Local 1991 Member Participates in Historic Civil Rights March

Danielle Fleurme, RN

Local 1991 member Danielle Fleurme, RN, recently joined thousands of other SEIU members and labor activities for the Selma to Montgomery March in Alabama. The event re-enacted the Selma to Montgomery March in Alabama and highlighted new attacks on voting rights, immigrants’ rights, workers’ rights and education.

The event marked the 47th anniversary of 1965’s “Bloody Sunday,” when more than 600 marchers calling for enactment of the Voting Rights Act were met by hundreds of local and state police with billy clubs and tear gas. It was a crucial moment in our country’s Civil Rights Movement.

Fleurme, 29, was selected to travel to the event after our union hosted a drawing for the 5-day trip earlier this month. “I never thought I would be a part of something like this, to be part of something bigger than me,” said Fleurme, who has worked in Jackson Main’s South Wing 8 since 2008.

Fleurme arrived in Alabama and spent three days marching alongside thousands people of all ages from across the country. The first day, the group marched 11 miles, followed by another 9 miles the next day, then another five miles on the third day.

“It was a lot of walking and I met a lot of people,” Fleurme said. “We stopped at a lot of areas where the original marchers walked. It was a beautiful thing.”

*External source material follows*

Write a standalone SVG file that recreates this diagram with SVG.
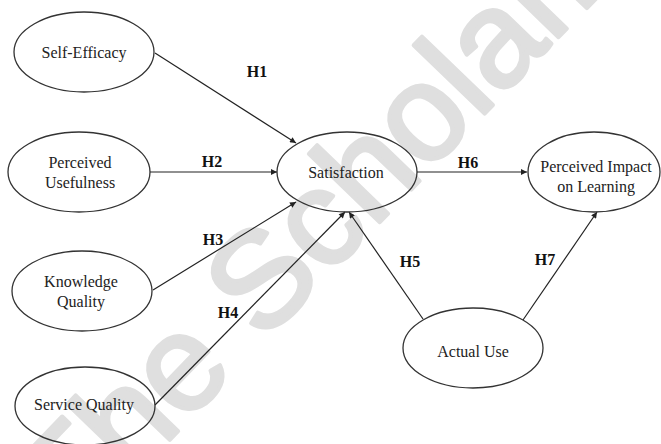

While the journey was tough, Fleurme was encouraged by her fellow marchers and met people from California, New York, Boston and other cities. She even met a 101-year-old woman who participated in the original march.

Fleurme said she learned valuable lessons that she now shares with her fellow union members at Jackson. “I learned the importance of our union members uniting as one,” she said. “I learned the importance of not giving up, especially with all that is going on at Jackson. We can’t just accept things as they are, we have to fight. The march was a great encouragement to me.”